Entries taken from a collection:
## Begin

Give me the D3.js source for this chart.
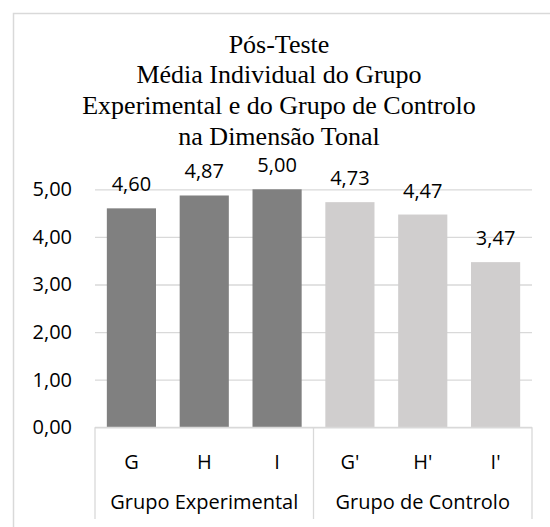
<!DOCTYPE html>
<html>
<head>
<meta charset="utf-8">
<script src="https://cdn.jsdelivr.net/npm/d3@7"></script>
<style>
  html, body { margin: 0; padding: 0; background: #fff; }
  svg { display: block; }
</style>
</head>
<body>
<svg id="chart" width="550" height="527"></svg>
<script>
const titleLines = ["Pós-Teste", "Média Individual do Grupo", "Experimental e do Grupo de Controlo", "na Dimensão Tonal"];
const categories = ["G", "H", "I", "G'", "H'", "I'"];
const groups = ["Grupo Experimental", "Grupo de Controlo"];
const groupOf = ["Grupo Experimental", "Grupo Experimental", "Grupo Experimental", "Grupo de Controlo", "Grupo de Controlo", "Grupo de Controlo"];
const values = [4.60, 4.87, 5.00, 4.73, 4.47, 3.47];
const yTicks = [0, 1, 2, 3, 4, 5];
const groupColors = {"Grupo Experimental": "#808080", "Grupo de Controlo": "#d0cece"};

const svg = d3.select("#chart");
const sans = "'Open Sans', 'Liberation Sans', sans-serif";
const textCol = "#000";
const fmt = v => d3.format(".2f")(v).replace(".", ",");

// chart area border
svg.append("rect")
  .attr("x", 13.5).attr("y", 13.5)
  .attr("width", 560).attr("height", 540)
  .attr("fill", "#fff").attr("stroke", "#d9d9d9").attr("stroke-width", 1.5);

const pLeft = 95, pRight = 532, pTop = 189.3, pBottom = 427.3;

const x = d3.scaleBand().domain(categories).range([pLeft, pRight]).paddingInner(0.325).paddingOuter(0.1625);
const y = d3.scaleLinear().domain([0, 5]).range([pBottom, pTop]);

// title
const title = svg.append("text")
  .attr("text-anchor", "middle")
  .attr("font-family", "'Liberation Serif', 'Times New Roman', serif")
  .attr("font-size", 26).attr("fill", textCol);
titleLines.forEach((t, i) => {
  title.append("tspan").attr("x", 279).attr("y", 52.7 + i * 30.7).text(t);
});

// gridlines + y tick labels
const yAxis = d3.axisLeft(y).tickValues(yTicks).tickSize(-(pRight - pLeft)).tickFormat(fmt).tickPadding(23);
const gy = svg.append("g").attr("transform", `translate(${pLeft},0)`).call(yAxis);
gy.select(".domain").remove();
gy.selectAll(".tick line").attr("stroke", "#d9d9d9").attr("stroke-width", 1.3);
gy.selectAll(".tick text")
  .attr("font-family", sans).attr("font-size", 20).attr("fill", textCol);

// bars
svg.append("g").selectAll("rect").data(values).join("rect")
  .attr("x", (d, i) => x(categories[i]))
  .attr("y", d => y(d))
  .attr("width", x.bandwidth())
  .attr("height", d => y(0) - y(d))
  .attr("fill", (d, i) => groupColors[groupOf[i]]);

// data labels
svg.append("g").selectAll("text").data(values).join("text")
  .attr("x", (d, i) => x(categories[i]) + x.bandwidth() / 2)
  .attr("y", d => y(d) - 17)
  .attr("text-anchor", "middle")
  .attr("font-family", sans).attr("font-size", 20).attr("fill", textCol)
  .text(d => fmt(d));

// category axis (multi-level)
const axisCol = "#d9d9d9";
svg.append("line").attr("x1", pLeft).attr("x2", pRight).attr("y1", pBottom).attr("y2", pBottom)
  .attr("stroke", axisCol).attr("stroke-width", 1.3);
const bx = [pLeft, (x(categories[2]) + x.bandwidth() + x(categories[3])) / 2, pRight];
bx.forEach(v => {
  svg.append("line").attr("x1", v).attr("x2", v).attr("y1", pBottom).attr("y2", 519)
    .attr("stroke", axisCol).attr("stroke-width", 1.3);
});

svg.append("g").selectAll("text").data(categories).join("text")
  .attr("x", d => x(d) + x.bandwidth() / 2)
  .attr("y", 469)
  .attr("text-anchor", "middle")
  .attr("font-family", sans).attr("font-size", 20).attr("fill", textCol)
  .text(d => d);

svg.append("g").selectAll("text").data(groups).join("text")
  .attr("x", (d, i) => (bx[i] + bx[i + 1]) / 2)
  .attr("y", 509)
  .attr("text-anchor", "middle")
  .attr("font-family", sans).attr("font-size", 20).attr("fill", textCol)
  .text(d => d);
</script>
</body>
</html>
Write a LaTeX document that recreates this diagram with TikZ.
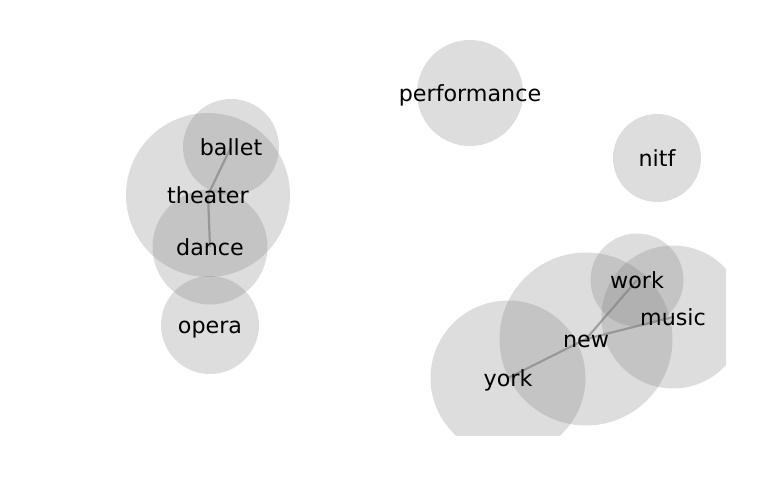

## End

STATED EXERCISE ▸ Transcribe each entry above exactly, apart from the pictures.

WRITTEN RESPONSE ▸
Give me the D3.js source for this chart.
<!DOCTYPE html>
<html>
<head>
<meta charset="utf-8">
<script src="https://cdn.jsdelivr.net/npm/d3@7"></script>
<style>
  html, body { margin: 0; padding: 0; background: #fff; }
  svg { display: block; }
</style>
</head>
<body>
<svg id="chart" width="550" height="527"></svg>
<script>
const titleLines = ["Pós-Teste", "Média Individual do Grupo", "Experimental e do Grupo de Controlo", "na Dimensão Tonal"];
const categories = ["G", "H", "I", "G'", "H'", "I'"];
const groups = ["Grupo Experimental", "Grupo de Controlo"];
const groupOf = ["Grupo Experimental", "Grupo Experimental", "Grupo Experimental", "Grupo de Controlo", "Grupo de Controlo", "Grupo de Controlo"];
const values = [4.60, 4.87, 5.00, 4.73, 4.47, 3.47];
const yTicks = [0, 1, 2, 3, 4, 5];
const groupColors = {"Grupo Experimental": "#808080", "Grupo de Controlo": "#d0cece"};

const svg = d3.select("#chart");
const sans = "'Open Sans', 'Liberation Sans', sans-serif";
const textCol = "#000";
const fmt = v => d3.format(".2f")(v).replace(".", ",");

// chart area border
svg.append("rect")
  .attr("x", 13.5).attr("y", 13.5)
  .attr("width", 560).attr("height", 540)
  .attr("fill", "#fff").attr("stroke", "#d9d9d9").attr("stroke-width", 1.5);

const pLeft = 95, pRight = 532, pTop = 189.3, pBottom = 427.3;

const x = d3.scaleBand().domain(categories).range([pLeft, pRight]).paddingInner(0.325).paddingOuter(0.1625);
const y = d3.scaleLinear().domain([0, 5]).range([pBottom, pTop]);

// title
const title = svg.append("text")
  .attr("text-anchor", "middle")
  .attr("font-family", "'Liberation Serif', 'Times New Roman', serif")
  .attr("font-size", 26).attr("fill", textCol);
titleLines.forEach((t, i) => {
  title.append("tspan").attr("x", 279).attr("y", 52.7 + i * 30.7).text(t);
});

// gridlines + y tick labels
const yAxis = d3.axisLeft(y).tickValues(yTicks).tickSize(-(pRight - pLeft)).tickFormat(fmt).tickPadding(23);
const gy = svg.append("g").attr("transform", `translate(${pLeft},0)`).call(yAxis);
gy.select(".domain").remove();
gy.selectAll(".tick line").attr("stroke", "#d9d9d9").attr("stroke-width", 1.3);
gy.selectAll(".tick text")
  .attr("font-family", sans).attr("font-size", 20).attr("fill", textCol);

// bars
svg.append("g").selectAll("rect").data(values).join("rect")
  .attr("x", (d, i) => x(categories[i]))
  .attr("y", d => y(d))
  .attr("width", x.bandwidth())
  .attr("height", d => y(0) - y(d))
  .attr("fill", (d, i) => groupColors[groupOf[i]]);

// data labels
svg.append("g").selectAll("text").data(values).join("text")
  .attr("x", (d, i) => x(categories[i]) + x.bandwidth() / 2)
  .attr("y", d => y(d) - 17)
  .attr("text-anchor", "middle")
  .attr("font-family", sans).attr("font-size", 20).attr("fill", textCol)
  .text(d => fmt(d));

// category axis (multi-level)
const axisCol = "#d9d9d9";
svg.append("line").attr("x1", pLeft).attr("x2", pRight).attr("y1", pBottom).attr("y2", pBottom)
  .attr("stroke", axisCol).attr("stroke-width", 1.3);
const bx = [pLeft, (x(categories[2]) + x.bandwidth() + x(categories[3])) / 2, pRight];
bx.forEach(v => {
  svg.append("line").attr("x1", v).attr("x2", v).attr("y1", pBottom).attr("y2", 519)
    .attr("stroke", axisCol).attr("stroke-width", 1.3);
});

svg.append("g").selectAll("text").data(categories).join("text")
  .attr("x", d => x(d) + x.bandwidth() / 2)
  .attr("y", 469)
  .attr("text-anchor", "middle")
  .attr("font-family", sans).attr("font-size", 20).attr("fill", textCol)
  .text(d => d);

svg.append("g").selectAll("text").data(groups).join("text")
  .attr("x", (d, i) => (bx[i] + bx[i + 1]) / 2)
  .attr("y", 509)
  .attr("text-anchor", "middle")
  .attr("font-family", sans).attr("font-size", 20).attr("fill", textCol)
  .text(d => d);
</script>
</body>
</html>
Write a LaTeX document that recreates this diagram with TikZ.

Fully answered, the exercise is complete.